YOUR GOAL >> Write out every line of the material as it stands, apart from the pictures.

DATASET EXCERPT >>
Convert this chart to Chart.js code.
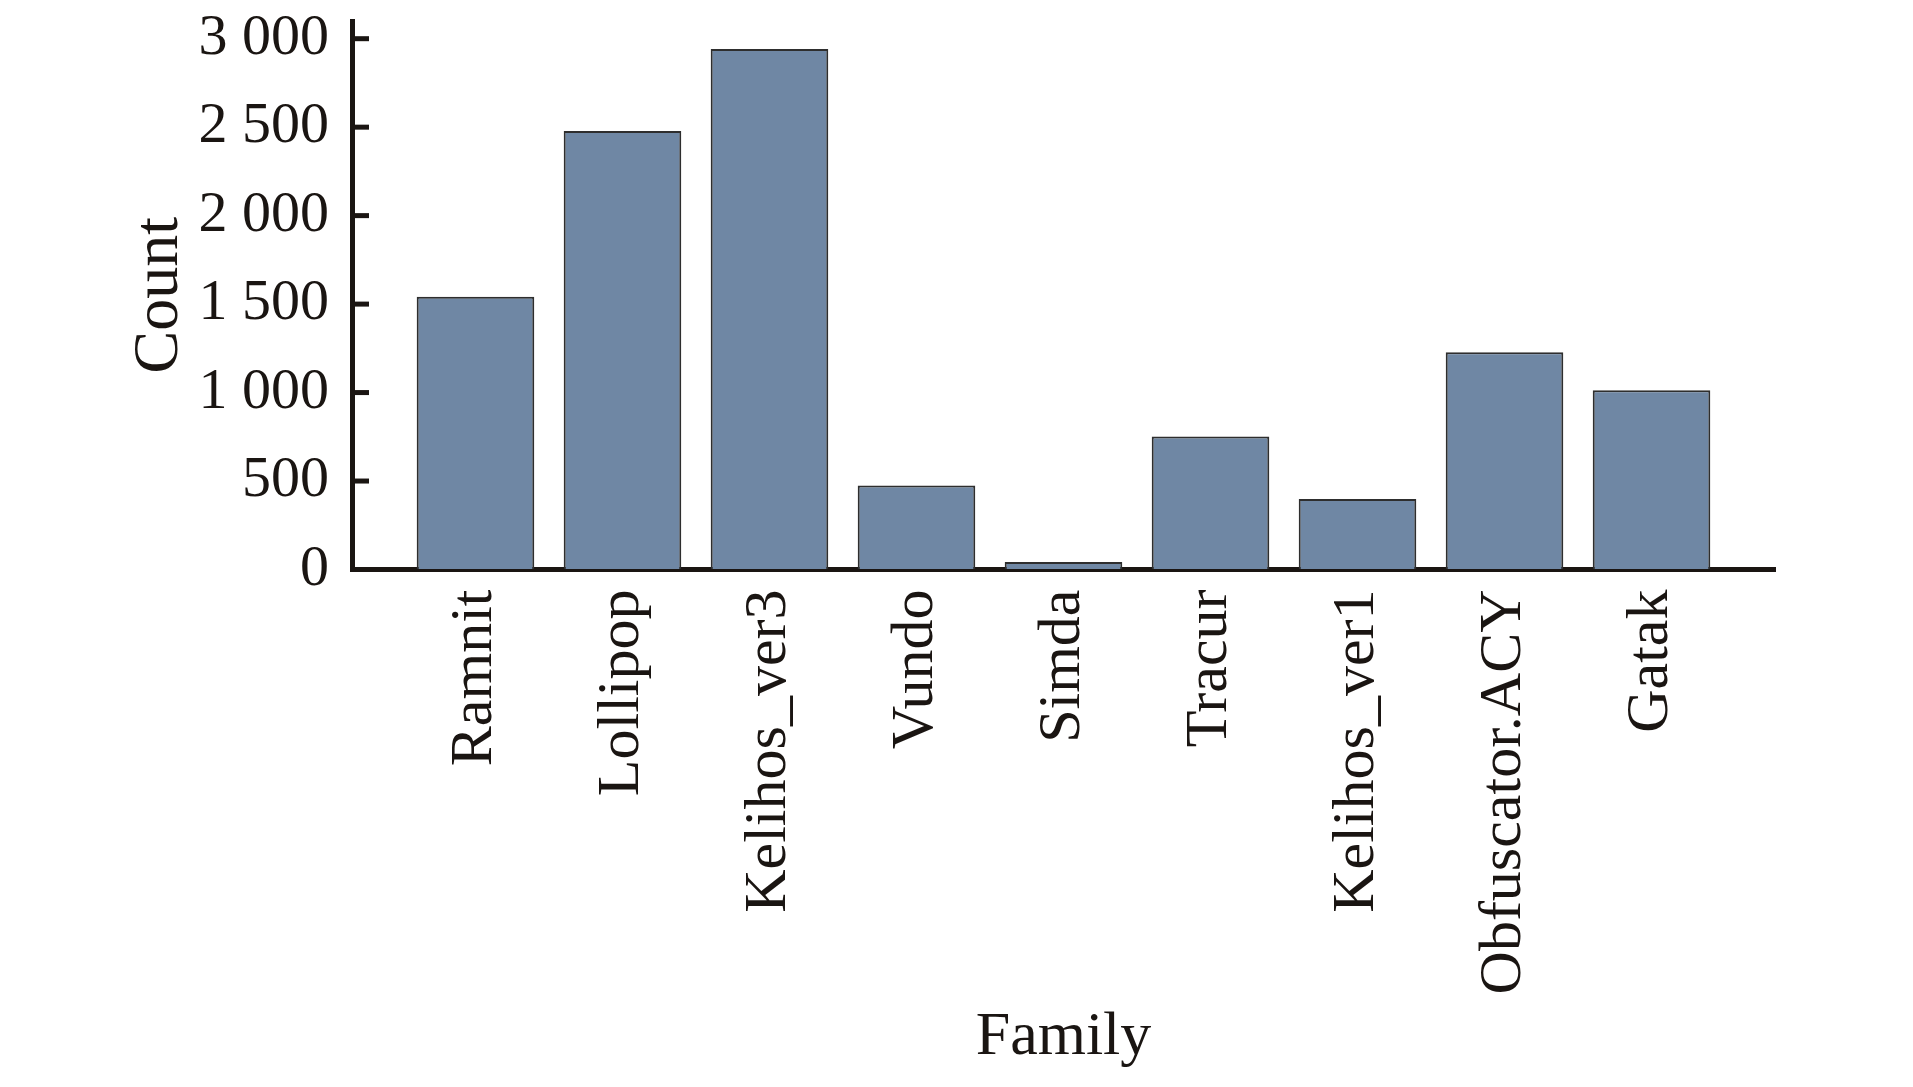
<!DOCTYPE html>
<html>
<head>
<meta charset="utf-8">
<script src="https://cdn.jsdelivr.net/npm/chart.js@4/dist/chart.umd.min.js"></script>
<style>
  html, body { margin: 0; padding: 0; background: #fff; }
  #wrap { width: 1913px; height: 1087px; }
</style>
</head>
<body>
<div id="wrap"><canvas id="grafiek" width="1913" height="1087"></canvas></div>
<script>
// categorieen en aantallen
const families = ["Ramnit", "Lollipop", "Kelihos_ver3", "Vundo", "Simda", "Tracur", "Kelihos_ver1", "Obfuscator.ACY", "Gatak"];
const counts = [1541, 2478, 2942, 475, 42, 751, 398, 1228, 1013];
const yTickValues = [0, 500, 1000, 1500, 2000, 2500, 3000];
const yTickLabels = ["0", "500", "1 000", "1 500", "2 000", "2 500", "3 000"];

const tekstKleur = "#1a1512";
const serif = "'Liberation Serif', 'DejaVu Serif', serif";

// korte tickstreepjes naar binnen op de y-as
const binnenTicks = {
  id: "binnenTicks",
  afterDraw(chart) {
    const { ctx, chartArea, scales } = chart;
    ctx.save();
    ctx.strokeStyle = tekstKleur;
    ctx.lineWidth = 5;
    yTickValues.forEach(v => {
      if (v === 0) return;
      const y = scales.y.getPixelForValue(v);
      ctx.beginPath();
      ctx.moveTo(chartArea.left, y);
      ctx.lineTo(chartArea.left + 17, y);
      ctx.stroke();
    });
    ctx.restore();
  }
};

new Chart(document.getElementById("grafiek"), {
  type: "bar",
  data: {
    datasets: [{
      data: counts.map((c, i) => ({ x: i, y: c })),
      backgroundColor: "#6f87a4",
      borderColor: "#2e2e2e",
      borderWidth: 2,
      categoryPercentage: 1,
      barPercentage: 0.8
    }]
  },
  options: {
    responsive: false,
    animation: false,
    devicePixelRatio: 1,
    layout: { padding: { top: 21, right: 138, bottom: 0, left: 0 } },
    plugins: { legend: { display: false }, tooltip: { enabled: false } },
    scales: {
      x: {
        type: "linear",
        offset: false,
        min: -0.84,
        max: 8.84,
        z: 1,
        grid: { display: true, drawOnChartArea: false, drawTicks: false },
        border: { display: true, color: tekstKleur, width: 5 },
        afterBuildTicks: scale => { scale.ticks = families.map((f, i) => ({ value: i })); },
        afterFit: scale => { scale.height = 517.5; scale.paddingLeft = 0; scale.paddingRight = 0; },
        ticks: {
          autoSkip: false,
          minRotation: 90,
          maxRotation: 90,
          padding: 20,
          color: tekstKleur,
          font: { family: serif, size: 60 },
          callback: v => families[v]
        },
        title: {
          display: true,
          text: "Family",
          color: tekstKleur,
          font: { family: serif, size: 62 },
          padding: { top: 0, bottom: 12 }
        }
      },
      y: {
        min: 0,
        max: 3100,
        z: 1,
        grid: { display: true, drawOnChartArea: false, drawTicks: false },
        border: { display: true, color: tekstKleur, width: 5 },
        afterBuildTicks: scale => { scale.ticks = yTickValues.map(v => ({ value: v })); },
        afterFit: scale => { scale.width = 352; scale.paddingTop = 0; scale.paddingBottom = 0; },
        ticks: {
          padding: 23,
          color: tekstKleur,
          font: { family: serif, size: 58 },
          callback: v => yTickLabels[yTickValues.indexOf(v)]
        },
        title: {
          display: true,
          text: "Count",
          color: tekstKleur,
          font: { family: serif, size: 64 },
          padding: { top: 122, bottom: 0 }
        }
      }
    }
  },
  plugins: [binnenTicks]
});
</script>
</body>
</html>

RESPONSE TO THIS TASK >>
Convert this chart to Chart.js code.
<!DOCTYPE html>
<html>
<head>
<meta charset="utf-8">
<script src="https://cdn.jsdelivr.net/npm/chart.js@4/dist/chart.umd.min.js"></script>
<style>
  html, body { margin: 0; padding: 0; background: #fff; }
  #wrap { width: 1913px; height: 1087px; }
</style>
</head>
<body>
<div id="wrap"><canvas id="grafiek" width="1913" height="1087"></canvas></div>
<script>
// categorieen en aantallen
const families = ["Ramnit", "Lollipop", "Kelihos_ver3", "Vundo", "Simda", "Tracur", "Kelihos_ver1", "Obfuscator.ACY", "Gatak"];
const counts = [1541, 2478, 2942, 475, 42, 751, 398, 1228, 1013];
const yTickValues = [0, 500, 1000, 1500, 2000, 2500, 3000];
const yTickLabels = ["0", "500", "1 000", "1 500", "2 000", "2 500", "3 000"];

const tekstKleur = "#1a1512";
const serif = "'Liberation Serif', 'DejaVu Serif', serif";

// korte tickstreepjes naar binnen op de y-as
const binnenTicks = {
  id: "binnenTicks",
  afterDraw(chart) {
    const { ctx, chartArea, scales } = chart;
    ctx.save();
    ctx.strokeStyle = tekstKleur;
    ctx.lineWidth = 5;
    yTickValues.forEach(v => {
      if (v === 0) return;
      const y = scales.y.getPixelForValue(v);
      ctx.beginPath();
      ctx.moveTo(chartArea.left, y);
      ctx.lineTo(chartArea.left + 17, y);
      ctx.stroke();
    });
    ctx.restore();
  }
};

new Chart(document.getElementById("grafiek"), {
  type: "bar",
  data: {
    datasets: [{
      data: counts.map((c, i) => ({ x: i, y: c })),
      backgroundColor: "#6f87a4",
      borderColor: "#2e2e2e",
      borderWidth: 2,
      categoryPercentage: 1,
      barPercentage: 0.8
    }]
  },
  options: {
    responsive: false,
    animation: false,
    devicePixelRatio: 1,
    layout: { padding: { top: 21, right: 138, bottom: 0, left: 0 } },
    plugins: { legend: { display: false }, tooltip: { enabled: false } },
    scales: {
      x: {
        type: "linear",
        offset: false,
        min: -0.84,
        max: 8.84,
        z: 1,
        grid: { display: true, drawOnChartArea: false, drawTicks: false },
        border: { display: true, color: tekstKleur, width: 5 },
        afterBuildTicks: scale => { scale.ticks = families.map((f, i) => ({ value: i })); },
        afterFit: scale => { scale.height = 517.5; scale.paddingLeft = 0; scale.paddingRight = 0; },
        ticks: {
          autoSkip: false,
          minRotation: 90,
          maxRotation: 90,
          padding: 20,
          color: tekstKleur,
          font: { family: serif, size: 60 },
          callback: v => families[v]
        },
        title: {
          display: true,
          text: "Family",
          color: tekstKleur,
          font: { family: serif, size: 62 },
          padding: { top: 0, bottom: 12 }
        }
      },
      y: {
        min: 0,
        max: 3100,
        z: 1,
        grid: { display: true, drawOnChartArea: false, drawTicks: false },
        border: { display: true, color: tekstKleur, width: 5 },
        afterBuildTicks: scale => { scale.ticks = yTickValues.map(v => ({ value: v })); },
        afterFit: scale => { scale.width = 352; scale.paddingTop = 0; scale.paddingBottom = 0; },
        ticks: {
          padding: 23,
          color: tekstKleur,
          font: { family: serif, size: 58 },
          callback: v => yTickLabels[yTickValues.indexOf(v)]
        },
        title: {
          display: true,
          text: "Count",
          color: tekstKleur,
          font: { family: serif, size: 64 },
          padding: { top: 122, bottom: 0 }
        }
      }
    }
  },
  plugins: [binnenTicks]
});
</script>
</body>
</html>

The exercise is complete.